Unfortunately, I have focused almost solely on Holiday’s style in this review. But it’s because I am sad to be unhearing her words when I’m away from them. The voice in A Famous Blues / Go Find Your Father is so absolute and addicting and completing (Holiday, you complete me!) and enduring. And yet there is a specific politics underlying the poems in this book regarding the “work made for hire” clause in many recording contracts. The poems in A Famous Blues feel like direct confrontations with this fact, but that’s mainly from interspersed texts telling the story of Holiday’s father, Jimmie Holiday. This half of the book spells out the concept of inheritance in concrete and explicit terms.

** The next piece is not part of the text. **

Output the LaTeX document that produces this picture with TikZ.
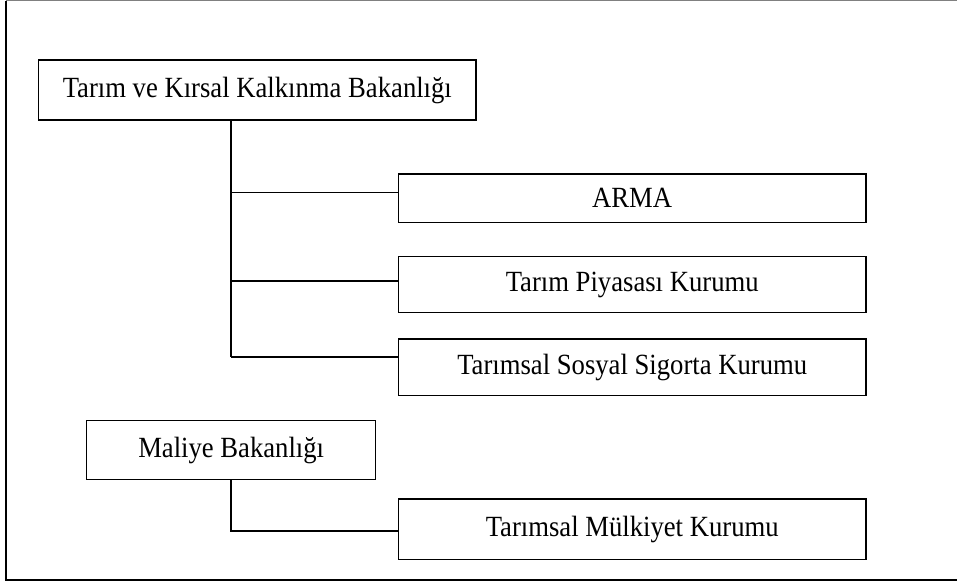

Literally, Holiday has been in dispute for royalties she and her mother should be earning form her father’s song writing. And so the concept of father as artist present in Harmony Holiday’s artistic life takes on a concrete character. It’s a point which A Famous Blues takes further when it speaks to influence with a listing of artists in “Lament for the Brilliance of Wolves.” And I would say it’s this conceptual interlock surrounding the idea of inheritance that allows for so much centripetal motion in the poems. They hurl themselves outward in syntax and content and sentiment and everything, please. Yet they still hold together. Similar to Negro League Baseball, but different, in the absolutely explicit understanding of what lies at the complex center of this dual book.